Passing from these thoughts which may illustrate, but cannot explain, a subject dark with excess of splendour, we now enter on a series of extracts so chosen as to furnish an ample examination of the several ideas involved in the philosophy of Design, and an estimate of their several values. It is evidently important that the reader should possess some means of forming clear conceptions respecting the nature of these ideas, and the collection now appended, aims at saving him the trouble of a tedious search. Any points which may have appeared perplexing or obscure in the preceding Chapter will, it is hoped, be made sufficiently plain by a perusal of the following pages.
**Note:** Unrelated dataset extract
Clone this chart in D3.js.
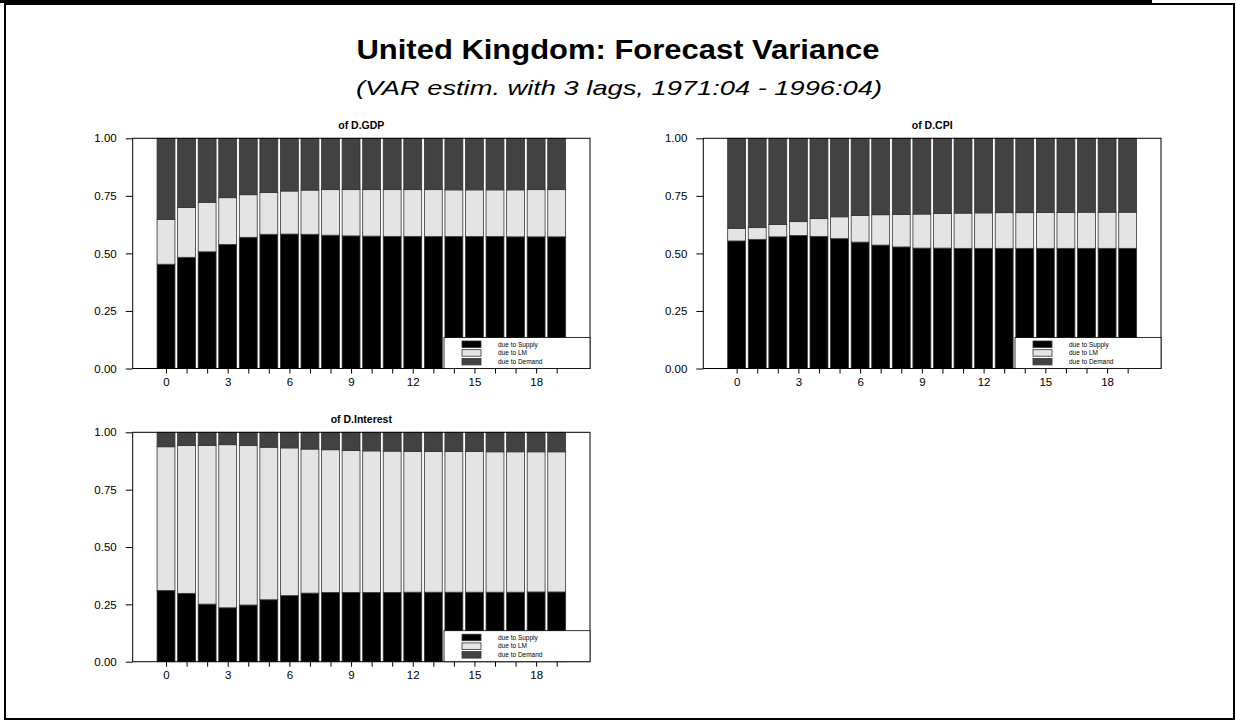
<!DOCTYPE html>
<html>
<head>
<meta charset="utf-8">
<script src="https://cdn.jsdelivr.net/npm/d3@7"></script>
<style>
html,body{margin:0;padding:0;background:#fff;}
svg{display:block;font-family:"Liberation Sans",Arial,sans-serif;}
</style>
</head>
<body>
<svg id="chart" width="1236" height="720"></svg>
<script>
// ---------- data ----------
const horizons = [0,1,2,3,4,5,6,7,8,9,10,11,12,13,14,15,16,17,18,19];
const tickLabels = ["0","3","6","9","12","15","18"];
const yTicks = [0, 0.25, 0.5, 0.75, 1.0];
const seriesNames = ["due to Supply", "due to LM", "due to Demand"];
const seriesColors = ["#000000", "#e4e4e4", "#424242"];

const gdpSupply = [0.453,0.483,0.507,0.539,0.570,0.583,0.584,0.583,0.579,0.576,0.575,0.574,0.574,0.573,0.573,0.573,0.573,0.572,0.572,0.572];
const gdpLM     = [0.195,0.216,0.215,0.203,0.185,0.182,0.187,0.192,0.198,0.201,0.202,0.203,0.203,0.204,0.203,0.203,0.203,0.204,0.205,0.205];
const gdpDemand = [0.352,0.301,0.278,0.258,0.245,0.235,0.229,0.225,0.223,0.223,0.223,0.223,0.223,0.223,0.224,0.224,0.224,0.224,0.223,0.223];

const cpiSupply = [0.554,0.561,0.572,0.578,0.574,0.564,0.549,0.536,0.528,0.523,0.523,0.522,0.522,0.522,0.522,0.522,0.522,0.522,0.522,0.522];
const cpiLM     = [0.055,0.051,0.054,0.060,0.077,0.095,0.116,0.132,0.141,0.148,0.150,0.153,0.154,0.155,0.155,0.156,0.156,0.157,0.157,0.157];
const cpiDemand = [0.391,0.388,0.374,0.362,0.349,0.341,0.335,0.332,0.331,0.329,0.327,0.325,0.324,0.323,0.323,0.322,0.322,0.321,0.321,0.321];

const intSupply = [0.310,0.298,0.251,0.235,0.247,0.270,0.288,0.299,0.302,0.302,0.302,0.302,0.303,0.303,0.303,0.303,0.303,0.303,0.304,0.304];
const intLM     = [0.627,0.644,0.692,0.711,0.695,0.665,0.644,0.628,0.622,0.619,0.617,0.616,0.614,0.613,0.613,0.613,0.612,0.612,0.611,0.611];
const intDemand = [0.063,0.058,0.057,0.054,0.058,0.065,0.068,0.073,0.076,0.079,0.081,0.082,0.083,0.084,0.084,0.084,0.085,0.085,0.085,0.085];

const title = "United Kingdom: Forecast Variance";
const subtitle = "(VAR estim. with 3 lags, 1971:04 - 1996:04)";
const panelTitles = ["of D.GDP", "of D.CPI", "of D.Interest"];

// ---------- drawing ----------
const svg = d3.select("#chart");

// page frame
svg.append("rect").attr("x",0).attr("y",0).attr("width",1152).attr("height",3).attr("fill","#000");
svg.append("rect").attr("x",5).attr("y",4).attr("width",1229).attr("height",715)
  .attr("fill","none").attr("stroke","#000").attr("stroke-width",2);

svg.append("text").attr("x",618).attr("y",59).attr("text-anchor","middle")
  .attr("font-size",27).attr("font-weight","bold")
  .attr("textLength",523).attr("lengthAdjust","spacingAndGlyphs").text(title);
svg.append("text").attr("x",619).attr("y",95).attr("text-anchor","middle")
  .attr("font-size",21).attr("font-style","italic")
  .attr("textLength",526).attr("lengthAdjust","spacingAndGlyphs").text(subtitle);

function panel(x0, y0, w, h, name, supply, lm, demand) {
  const g = svg.append("g");
  const x = d3.scaleLinear().domain([-1.62, 20.62]).range([x0, x0 + w]);
  const y = d3.scaleLinear().domain([0, 1]).range([y0 + h, y0]);
  const step = x(1) - x(0);
  const bw = step * 0.87;

  const rows = horizons.map((d, i) => ({h: d, v: [supply[i], lm[i], demand[i]]}));
  const stack = d3.stack().keys([0,1,2]).value((d, k) => d.v[k]);
  const layers = stack(rows);

  layers.forEach((layer, k) => {
    g.selectAll(null).data(layer).enter().append("rect")
      .attr("x", d => x(d.data.h) - bw / 2)
      .attr("width", bw)
      .attr("y", d => y(d[1]))
      .attr("height", d => y(d[0]) - y(d[1]))
      .attr("fill", seriesColors[k])
      .attr("stroke", "#333")
      .attr("stroke-width", 0.8);
  });

  // frame
  g.append("rect").attr("x", x0).attr("y", y0).attr("width", w).attr("height", h)
    .attr("fill", "none").attr("stroke", "#000").attr("stroke-width", 1);

  // y axis
  const ya = d3.axisLeft(y).tickValues(yTicks).tickFormat(d3.format(".2f")).tickSize(7).tickPadding(9);
  const yg = g.append("g").attr("transform", `translate(${x0},0)`).call(ya);
  yg.select(".domain").remove();
  yg.selectAll("text").attr("font-size", 11.5).attr("font-family", "Liberation Sans, Arial, sans-serif").attr("fill","#000");
  yg.selectAll("line").attr("stroke","#000");

  // x axis
  const xa = d3.axisBottom(x).tickValues(horizons)
    .tickFormat(d => tickLabels.includes(String(d)) ? String(d) : "").tickSize(5).tickPadding(4);
  const xg = g.append("g").attr("transform", `translate(0,${y0 + h})`).call(xa);
  xg.select(".domain").remove();
  xg.selectAll("text").attr("font-size", 11.5).attr("font-family", "Liberation Sans, Arial, sans-serif").attr("fill","#000");
  xg.selectAll("line").attr("stroke","#000");

  // panel title
  g.append("text").attr("x", x0 + w / 2).attr("y", y0 - 9).attr("text-anchor", "middle")
    .attr("font-size", 10.5).attr("font-weight", "bold").text(name);

  // legend
  const lx = x0 + w - 146, ly = y0 + h - 31;
  const lg = g.append("g");
  lg.append("rect").attr("x", lx).attr("y", ly).attr("width", 146).attr("height", 31)
    .attr("fill", "#fff").attr("stroke", "#000").attr("stroke-width", 0.8);
  seriesNames.forEach((s, k) => {
    const ry = ly + 3.5 + k * 8.7;
    lg.append("rect").attr("x", lx + 18).attr("y", ry).attr("width", 19).attr("height", 6.5)
      .attr("fill", seriesColors[k]).attr("stroke", "#333").attr("stroke-width", 0.8);
    lg.append("text").attr("x", lx + 54).attr("y", ry + 5.5).attr("font-size", 6.5).text(s);
  });
}

panel(132.7, 138.3, 457.3, 230.2, panelTitles[0], gdpSupply, gdpLM, gdpDemand);
panel(703.3, 138.3, 457.7, 230.2, panelTitles[1], cpiSupply, cpiLM, cpiDemand);
panel(132.7, 432.3, 457.3, 229.4, panelTitles[2], intSupply, intLM, intDemand);
</script>
</body>
</html>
The first in this class of passages is taken from Whewell's Philosophy of the Inductive Sciences. No one probably was ever much better fitted by training and attainment than that eminent writer for the investigation he here undertakes. We must, however, caution the reader against supposing that Dr. Whewell means to introduce him into a world of Platonism. The ideas he speaks of may be illustrated in this way. Suppose a person constructs a right line according to Euclid's definition and draws it evenly between its extreme points, his mind has immediately an impression of rightness or straightness, which he attaches to all lines actually so constructed or conceived of as theoretically possible. This idea of straightness is absolute and universal. So, again, looking at two such lines, he knows that they, cannot, in the nature of things inclose a space, and this idea likewise is universal and absolutely true.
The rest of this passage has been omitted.